The sauce in which the duck cooks has a tantalising, slightly sweet-sour overtone which cuts through the richness of duck.

Serves 4

  • 2 ducks, about 1.5kg each
  • 40g plain flour
  • 500ml chicken stock
  • 250ml beef stock
  • 3 tbsp redcurrant jelly
  • 125ml sweet sherry
  • 125ml sherry vinegar
  • 1 tbsp sugar
  • 2 tsp crushed garlic
  • 2 sprigs of fresh thyme
  • 1 tbsp chopped fresh flat-leaf parsley
  • Sea salt and freshly ground black pepper

 

Cut each duck into 4, giving 8 pieces in all.
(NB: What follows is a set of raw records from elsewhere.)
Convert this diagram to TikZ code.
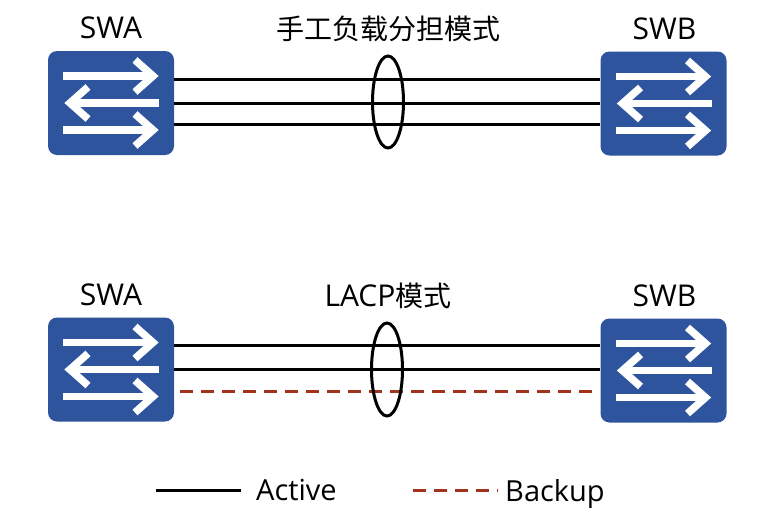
\documentclass[tikz,border=0pt]{standalone}
\usepackage{fontspec}
\setmainfont{Open Sans}
\newfontfamily\cjkfont{Noto Sans CJK SC}
\definecolor{swblue}{RGB}{47,84,158}
\definecolor{backupred}{RGB}{160,50,30}
\tikzset{
  x=1pt,y=-1pt,
  swbox/.style={fill=swblue,rounded corners=9pt,minimum width=126pt,minimum height=104pt,inner sep=0pt,draw=none},
  swarrow/.style={draw=white,line width=7.5pt},
  link/.style={draw=black,line width=3pt},
  backuplink/.style={draw=backupred,line width=3pt,dash pattern=on 12.5pt off 8.5pt},
  bundle/.style={draw=black,line width=3pt,ellipse,inner sep=0pt},
  lbl/.style={font=\fontsize{30}{32}\selectfont,inner sep=0pt,text=black},
  cjklbl/.style={font=\fontsize{28}{32}\selectfont,inner sep=0pt,text=black},
  legendlbl/.style={font=\fontsize{29}{32}\selectfont,inner sep=0pt,text=black,anchor=base west},
  pics/switchicon/.style={code={
    \draw[swarrow] (-48,-27) -- (42,-27);
    \draw[swarrow,miter limit=10] (24,-43) -- (42,-27) -- (24,-11);
    \draw[swarrow] (48,0) -- (-41,0);
    \draw[swarrow,miter limit=10] (-23,-16) -- (-41,0) -- (-23,16);
    \draw[swarrow] (-48,27) -- (42,27);
    \draw[swarrow,miter limit=10] (24,11) -- (42,27) -- (24,43);
  }}
}
\usetikzlibrary{shapes.geometric}
\begin{document}
\begin{tikzpicture}
\useasboundingbox (0,0) rectangle (770,522);
\fill[white] (0,0) rectangle (770,522);
% switches
\node[swbox] (swaT) at (111,103) {};
\node[swbox] (swbT) at (663.5,103.5) {};
\node[swbox] (swaB) at (111,369.5) {};
\node[swbox] (swbB) at (663.5,370.5) {};
\pic at (swaT.center) {switchicon};
\pic at (swbT.center) {switchicon};
\pic at (swaB.center) {switchicon};
\pic at (swbB.center) {switchicon};
% labels
\node[lbl] (la) at (111,28) {SWA};
\node[lbl] (lb) at (664.5,29) {SWB};
\node[lbl] (lc) at (111,295) {SWA};
\node[lbl] (ld) at (664.5,296) {SWB};
\node[cjklbl] (t1) at (388,29) {\cjkfont 手工负载分担模式};
\node[lbl] (t2) at (388,296) {LACP{\cjkfont\fontsize{28}{32}\selectfont 模式}};
% top links
\draw[link] ([yshift=24pt]swaT.east) -- ([yshift=24.5pt]swbT.west);
\draw[link] (swaT.east) -- ([yshift=.5pt]swbT.west);
\draw[link] ([yshift=-21pt]swaT.east) -- ([yshift=-20.5pt]swbT.west);
% bottom links
\draw[link] ([yshift=24pt]swaB.east) -- ([yshift=25pt]swbB.west);
\draw[link] (swaB.east) -- ([yshift=1pt]swbB.west);
\draw[backuplink] ([xshift=6pt,yshift=-21.5pt]swaB.east) -- ([xshift=-8pt,yshift=-20.5pt]swbB.west);
% bundles
\node[bundle,minimum width=31pt,minimum height=92pt] (e1) at (388,102) {};
\node[bundle,minimum width=31pt,minimum height=93pt] (e2) at (387,369.5) {};
% legend
\coordinate (la1) at (156,490);
\coordinate (la2) at (241,490);
\coordinate (lb1) at (413,490);
\coordinate (lb2) at (498,490);
\draw[link] (la1) -- (la2);
\draw[backuplink] (lb1) -- (lb2);
\node[legendlbl] (active) at (256,500) {Active};
\node[legendlbl] (backup) at (505,501) {Backup};
\end{tikzpicture}
\end{document}
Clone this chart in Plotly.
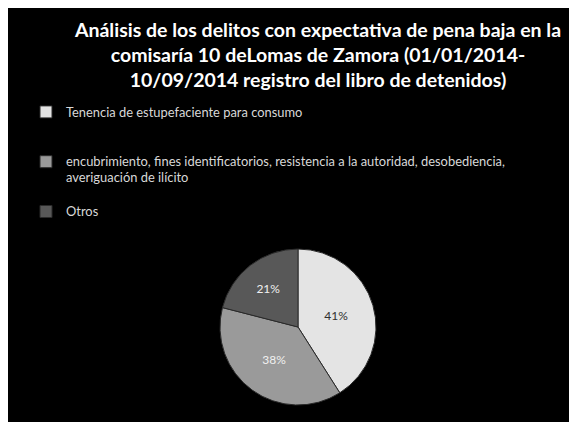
import plotly.graph_objects as go

labels = [
    "Tenencia de estupefaciente para consumo",
    "encubrimiento, fines identificatorios, resistencia a la autoridad, desobediencia,<br>averiguación de ilícito",
    "Otros",
]
values = [41, 38, 21]
slice_colors = ["#e4e4e4", "#9a9a9a", "#585858"]
text_colors = ["#303030", "#f0f0f0", "#f0f0f0"]
# blank trailing lines give the wide spacing of the original legend
legend_pad = ["<br> <br> ", "<br> ", ""]
legend_labels = ['<span style="font-size:12.9px">%s</span>%s' % (l, p) for l, p in zip(labels, legend_pad)]

title_text = ("Análisis de los delitos con expectativa de pena baja en la<br>"
              "comisaría 10 deLomas de Zamora (01/01/2014-<br>"
              "10/09/2014 registro del libro de detenidos)")

W, H = 577, 422
cx, cy, r = 290, 319, 78  # figure px

fig = go.Figure(go.Pie(
    labels=legend_labels,
    values=values,
    sort=False,
    direction="clockwise",
    rotation=0,
    marker=dict(colors=slice_colors, line=dict(color="#2a2a2a", width=1)),
    textinfo="percent",
    textposition="inside",
    insidetextorientation="horizontal",
    textfont=dict(family="Lato", size=12, color=text_colors),
    domain=dict(x=[(cx - r) / W, (cx + r) / W], y=[1 - (cy + r) / H, 1 - (cy - r) / H]),
    hoverinfo="label+percent",
))

fig.update_layout(
    width=W, height=H,
    margin=dict(l=0, r=0, t=0, b=0),
    paper_bgcolor="black",
    plot_bgcolor="black",
    title=dict(text=title_text, x=310 / W, xanchor="center", y=1 - 28.5 / H, yanchor="top",
               yref="container", xref="container",
               font=dict(family="Lato", size=19.5, color="white", weight="bold")),
    showlegend=True,
    legend=dict(x=18 / W, xanchor="left", y=1 - 89.6 / H, yanchor="top",
                valign="top", bgcolor="rgba(0,0,0,0)",
                font=dict(family="Lato", size=12, color="#d8d8d8"),
                itemclick=False),
)

fig.write_html("out.html")
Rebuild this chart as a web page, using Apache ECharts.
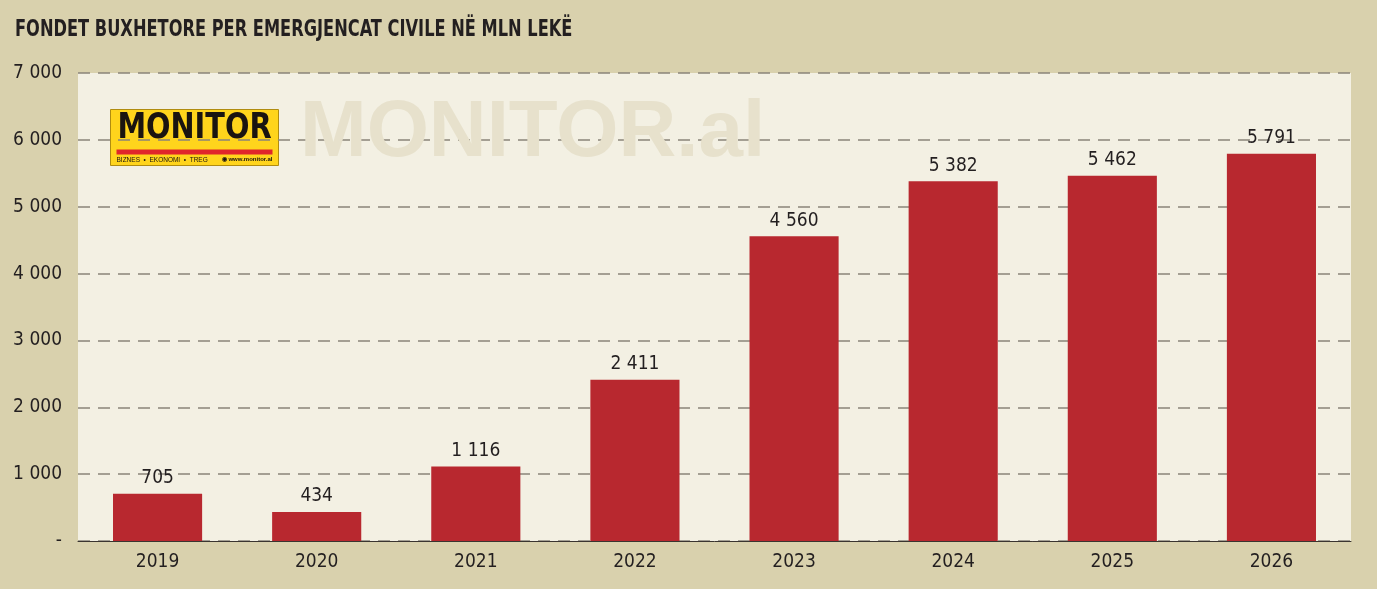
<!DOCTYPE html>
<html>
<head>
<meta charset="utf-8">
<script src="https://cdn.jsdelivr.net/npm/echarts@6/dist/echarts.min.js"></script>
<style>
html,body{margin:0;padding:0;background:#d9d1ad;}
#chart{width:1377px;height:589px;}
</style>
</head>
<body>
<div id="chart"></div>
<script>
// te dhenat
var years = ['2019', '2020', '2021', '2022', '2023', '2024', '2025', '2026'];
var fondet = [705, 434, 1116, 2411, 4560, 5382, 5462, 5791];
var yTicks = [0, 1000, 2000, 3000, 4000, 5000, 6000, 7000];
var titulli = 'FONDET BUXHETORE PER EMERGJENCAT CIVILE NË MLN LEKË';

var narrow = '"Liberation Sans Narrow", "DejaVu Sans Condensed", sans-serif';

function fmt(v) {
    if (v === 0) return '-';
    return String(v).replace(/\B(?=(\d{3})+(?!\d))/g, ' ');
}

var myChart = echarts.init(document.getElementById('chart'));
var option = {
    backgroundColor: '#d9d1ad',
    animation: false,
    grid: {
        left: 78,
        right: 26,
        top: 73,
        bottom: 48,
        show: true,
        backgroundColor: '#f3f0e3',
        borderWidth: 0
    },
    graphic: [
        {
            // titulli, pak i zgjatur vertikalisht
            type: 'text',
            x: 15,
            y: 19,
            scaleX: 0.95,
            scaleY: 1.2,
            style: {
                text: titulli,
                fontFamily: '"DejaVu Sans Condensed", sans-serif',
                fontWeight: 'bold',
                fontSize: 19,
                fill: '#231f20'
            }
        },
        {
            type: 'text',
            left: 300,
            top: 94,
            z: 1,
            style: {
                text: 'MONITOR.al',
                fontFamily: '"Liberation Sans", Arial, sans-serif',
                fontWeight: 'bold',
                fontSize: 80,
                fill: '#e7e1cc'
            }
        },
        {
            type: 'group',
            left: 110,
            top: 109,
            z: 10,
            children: [
                {type: 'rect', shape: {x: 0, y: 0, width: 168, height: 56}, style: {fill: '#ffd41c', stroke: '#b08c10', lineWidth: 1}},
                {type: 'text', scaleY: 1.1, style: {x: 84, y: 2, text: 'MONITOR', align: 'center', fontFamily: '"DejaVu Sans Condensed", sans-serif', fontWeight: 'bold', fontSize: 32, fill: '#1a1410'}},
                {type: 'rect', shape: {x: 6, y: 40, width: 156, height: 5}, style: {fill: '#e0262b'}},
                {type: 'text', style: {x: 6, y: 47, text: 'BIZNES  •  EKONOMI  •  TREG', fontFamily: '"Liberation Sans", Arial, sans-serif', fontSize: 6.5, fill: '#1a1410'}},
                {type: 'text', style: {x: 162, y: 47, text: '◉ www.monitor.al', align: 'right', fontFamily: '"Liberation Sans", Arial, sans-serif', fontWeight: 'bold', fontSize: 6, fill: '#1a1410'}}
            ]
        }
    ],
    xAxis: {
        type: 'category',
        data: years,
        axisLine: {lineStyle: {color: '#3a3530', width: 1}},
        axisTick: {show: false},
        axisLabel: {
            margin: 12,
            fontFamily: narrow,
            fontSize: 19,
            color: '#231f20'
        }
    },
    yAxis: {
        type: 'value',
        min: 0,
        max: 7000,
        interval: 1000,
        axisLine: {show: false},
        axisTick: {show: false},
        axisLabel: {
            margin: 16,
            fontFamily: narrow,
            fontSize: 19,
            color: '#231f20',
            formatter: fmt
        },
        splitLine: {
            lineStyle: {color: '#8a8479', width: 1.5, type: [12, 8]}
        }
    },
    series: [{
        type: 'bar',
        data: fondet,
        barWidth: '56%',
        z: 5,
        itemStyle: {color: '#b8282f'},
        label: {
            show: true,
            position: 'top',
            distance: 6,
            fontFamily: narrow,
            fontSize: 19,
            color: '#231f20',
            formatter: function (p) { return fmt(p.value); }
        }
    }]
};
myChart.setOption(option);
</script>
</body>
</html>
Heat a dry, non-stick frying pan. Working in batches if necessary, add the duck pieces, skin side down, and cook over a medium heat until well browned. Lots of the fat will run out, so pour it off into a bowl from time to time.

Set the duck breasts aside and put the legs in a flame proof casserole with a lid.

Pour off all but 3 tbsp of the duck fat in the frying pan, add the flour and cook very slowly over a medium heat to a deep chestnut colour.

Add the stocks and bring to the boil, stirring all the time to make a smooth sauce.

Add the redcurrant jelly, sherry, sherry vinegar, sugar, garlic and herbs and continue stirring until the redcurrant jelly has dissolved.

Add a pinch of salt, then pour the mixture over the duck legs in the casserole.

Bring to the boil on top of the stove, reduce to a simmer and cook for 1 hour. Add the duck breasts and continue cooking for a further 45 minutes.

Taste and adjust the seasoning, then serve.